If your training is to succeed you will need to know much more about the topic than you will ever be able to include in the course itself. It’s not enough to just ‘wing it’ and try to stay ‘one step ahead’ of your participants. Trainers who don’t understand their topic enough to answer the variety of questions that crop up will quickly lose credibility – the kiss of death for any training course. So you really do need to have an in depth understanding of the topic you’re delivering training around.

But this creates a problem of its own. Since you can’t include all that you know you’ll need to decide not only what to include in your course materials but also what to leave out. I would argue that this issue of what to leave out is more important than deciding what to include. Any fool can heap fact after fact into their course outline but this will only overload your ‘victims’ and cause them to switch off as they fail to grasp the flood of detail that overwhelms them.

I use the analogy of a jigsaw when preparing training. The idea is that the course is a jigsaw containing a number of jigsaw pieces (important, fundamental points to be made). In a full day training around 10-12 jigsaw pieces is enough. These should be arranged in a logical, sequential order, each one leading to the next and they should be arranged in themes so that participants can continue to build upon the information received throughout. We’ll look more at this in a later instalment on ‘themes’.

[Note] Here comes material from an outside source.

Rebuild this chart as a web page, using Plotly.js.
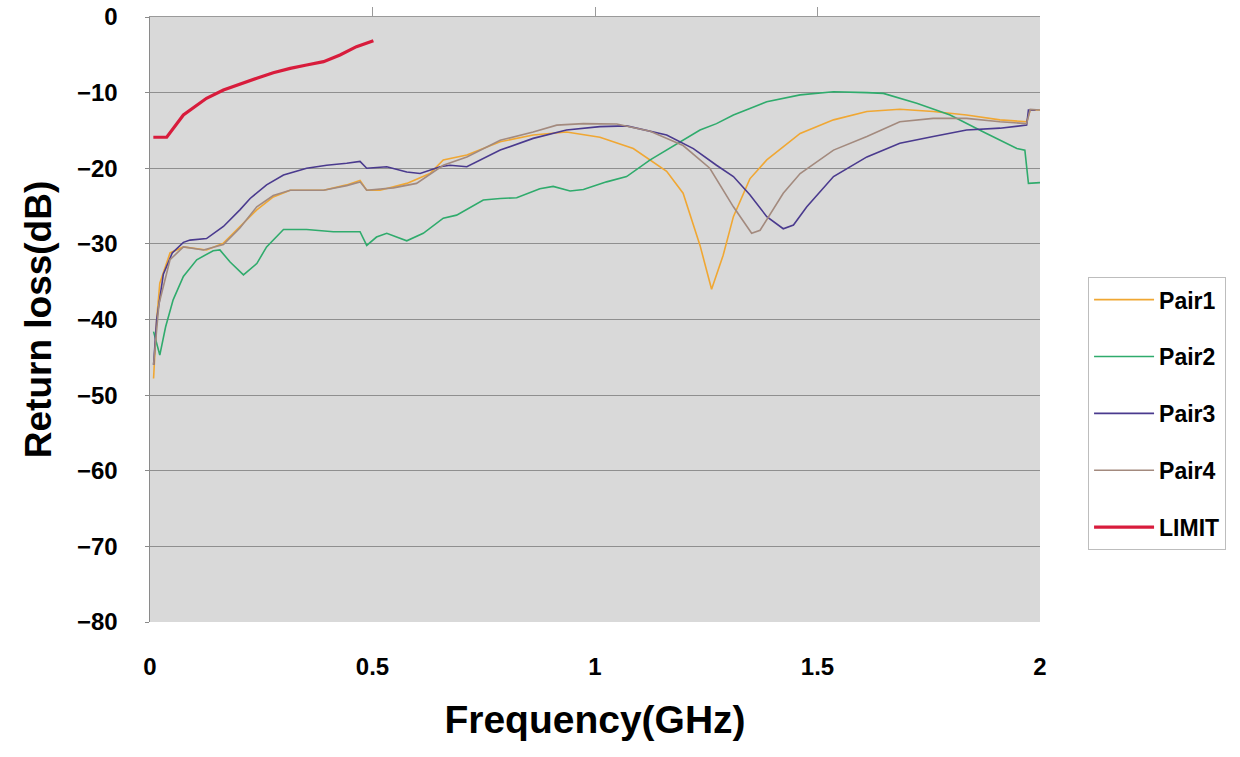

For today it’s enough to understand that the structure of training needs to hang around a relatively small number of fundamental points. Everything else, from exercises to anecdotes are there to support those fundamentals, to make them memorable or to help participants to understand how they fit together.

For example, in Mental Capacity Act training for Local Authority care workers or those who deliver services in voluntary sector care homes I won’t usually introduce the rules relating to research involving people who lack the capacity to consent to it. I need to know about it in case I’m asked but most care providers don’t need to understand that stuff. Nor will I go into great detail about the processes involved in taking cases to the court of Protection. It’s enough for carers to understand that this could happen. Should they ever be involved in court of Protection cases they’ll be briefed by specialist lawyers anyway so they don’t need me to overload them in training about care delivery.

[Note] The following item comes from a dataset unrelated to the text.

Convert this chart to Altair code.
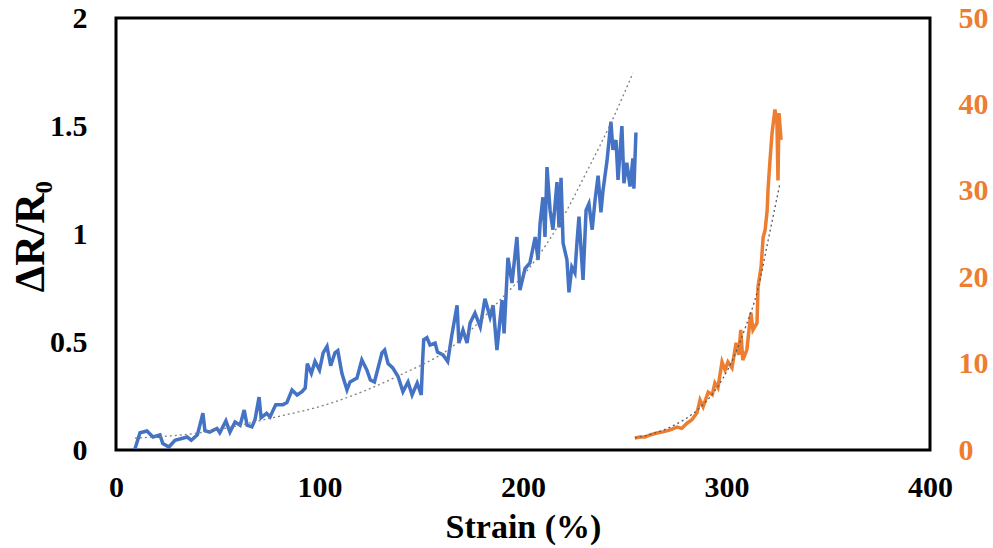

The actual ‘jigsaw pieces’ for a Mental Capacity Act course (for example) would vary depending upon the needs of the client but they would be likely to include:

  1. Background and purpose of the act (including the Bournewood story)
  2. Five principles
  3. The meaning of liberty
  4. Who assesses capacity?
  5. Assessing capacity
  6. Best interests
  7. Advocacy and the IMCA service
  8. Advance Decisions (AD)
  9. Lasting Power of Attorney (LPA)
  10. Appeals and court processes
  11. Links with safeguarding

For the purposes of this series it doesn’t matter whether or not readers are familiar with the Mental Capacity Act. It’s just an illustration. All you really need to know is that there are probably around 25 different ‘jigsaw pieces’ I could have chosen but 11 will be quite enough to cover in a single day.

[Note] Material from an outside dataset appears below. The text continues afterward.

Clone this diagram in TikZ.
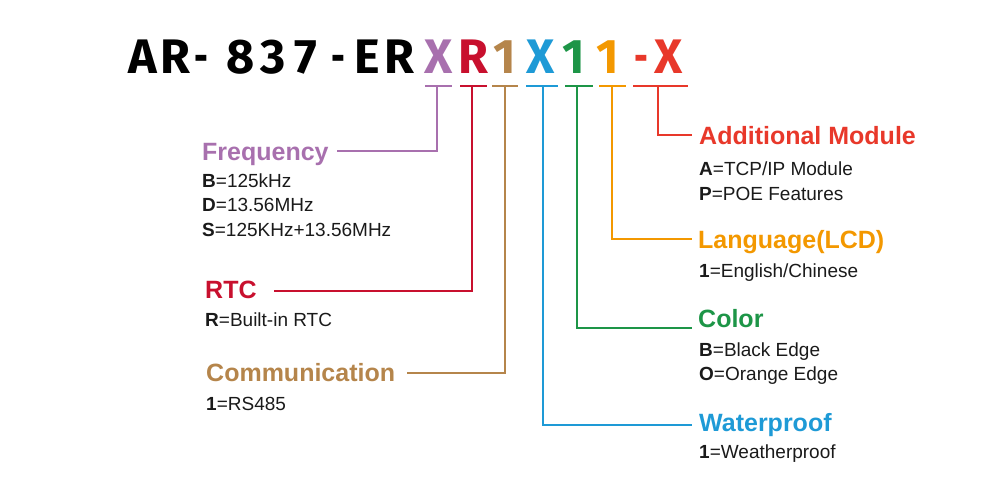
\documentclass[tikz,border=0pt]{standalone}
\usepackage{fontspec}
\setmainfont{Liberation Sans}
\newfontfamily\titlefont{Fira Sans}
\usepackage{graphicx}
\usepackage{tikz}
\newcommand\codedash{\scalebox{0.7}[1]{-}}
\definecolor{cfreq}{HTML}{A870AE}
\definecolor{crtc}{HTML}{C8102E}
\definecolor{ccomm}{HTML}{B5854B}
\definecolor{cwater}{HTML}{1E9AD6}
\definecolor{ccolor}{HTML}{1D9547}
\definecolor{clang}{HTML}{F39800}
\definecolor{cmod}{HTML}{E8382A}
\definecolor{ctext}{HTML}{1A1A1A}

\begin{document}
\begin{tikzpicture}[x=1pt, y=-1pt, every node/.style={inner sep=0pt, anchor=base west},
	letter/.style={anchor=base, font=\titlefont\bfseries\fontsize{48.5}{48.5}\selectfont},
	head/.style={font=\bfseries\fontsize{25}{25}\selectfont, text height=17.5pt, text depth=0pt},
	desc/.style={font=\fontsize{19}{19}\selectfont, text=ctext},
	lead/.style={line width=1.7pt}]
	
	\useasboundingbox (0,0) rectangle (1000,500);
	
	% model code
	\foreach \ch/\xx/\cc [count=\i] in {A/142.5/black, R/175/black, \codedash/201.5/black, 8/240.5/black, 3/273.5/black, 7/305.5/black, \codedash/338.5/black, E/367/black, R/399/black, X/439/cfreq, R/473.5/crtc, 1/504.5/ccomm, X/541/cwater, 1/574/ccolor, 1/607.5/clang, \codedash/641/cmod, X/669/cmod}
	\node[letter, text=\cc] (t\i) at (\xx,74) {\ch};
	
	% underlines
	\foreach \a/\b/\m/\cc [count=\i] in {425/452/437/cfreq, 460/487/472/crtc, 492/518/505/ccomm, 526/558/543/cwater, 565/593/577/ccolor, 599/626/612/clang, 633/688/658/cmod}
	{
		\draw[lead, \cc] (\a,86) -- (\b,86);
		\coordinate (u\i) at (\m,86);
	}
	
	% left column
	\node[head, text=cfreq] (freq) at (202,160) {Frequency};
	\node[desc] (freqB) at (202,187.3) {\textbf{B}=125kHz};
	\node[desc] (freqD) at (202,211.7) {\textbf{D}=13.56MHz};
	\node[desc] (freqS) at (202,236) {\textbf{S}=125KHz+13.56MHz};
	
	\node[head, text=crtc] (rtc) at (205,298) {RTC};
	\node[desc] (rtcR) at (205,326.7) {\textbf{R}=Built-in RTC};
	
	\node[head, text=ccomm] (comm) at (206,381.7) {Communication};
	\node[desc] (comm1) at (206,410) {\textbf{1}=RS485};
	
	% right column
	\node[head, text=cmod] (mod) at (699,144) {Additional Module};
	\node[desc] (modA) at (699,175) {\textbf{A}=TCP/IP Module};
	\node[desc] (modP) at (699,200.7) {\textbf{P}=POE Features};
	
	\node[head, text=clang] (lang) at (698,248) {Language(LCD)};
	\node[desc] (lang1) at (699,277.3) {\textbf{1}=English/Chinese};
	
	\node[head, text=ccolor] (color) at (698,327.7) {Color};
	\node[desc] (colorB) at (699,356) {\textbf{B}=Black Edge};
	\node[desc] (colorO) at (699,380.7) {\textbf{O}=Orange Edge};
	
	\node[head, text=cwater] (water) at (699,431) {Waterproof};
	\node[desc] (water1) at (699,458.3) {\textbf{1}=Weatherproof};
	
	% leaders
	\draw[lead, cfreq] (u1) |- ([xshift=8pt]freq.east);
	\draw[lead, crtc] (u2) |- ([xshift=17pt, yshift=-2pt]rtc.east);
	\draw[lead, ccomm] (u3) |- ([xshift=12pt]comm.east);
	\draw[lead, cwater] (u4) |- ([xshift=-7pt, yshift=-3pt]water.west);
	\draw[lead, ccolor] (u5) |- ([xshift=-6pt]color.base west);
	\draw[lead, clang] (u6) |- ([xshift=-6pt]lang.west);
	\draw[lead, cmod] (u7) |- ([xshift=-7pt]mod.west);
\end{tikzpicture}
\end{document}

The arrangement above allows the participants to move through the ‘journey’ of training beginning with background and first principles which can then be included in all the subsequent activities, discussions, exercises and case studies as they develop an increasing awareness of their responsibilities under the Act.

The idea is that by the end of the training the jigsaw pieces we introduced come together to recreate the ‘picture on the box’, with each piece clearly linking to (and fitting with) all the rest to form a coherent ‘whole’. This takes a bit of thought but it is far more easily understood (and far more memorable) than an unplanned collection of seemingly random points. Even these same jigsaw pieces presented out of order would confuse the participants. For example, it would be extremely difficult for participants in Mental Capacity Act training to understand when to get into ‘best interests decisions’ on behalf of service users without first going through the principles of the Act, the fact that all care workers have a role to play in assessing capacity and the assessment process itself.

So know which points to include, which to leave out and the order in which to present the ‘jigsaw pieces’ to ensure understanding and retention.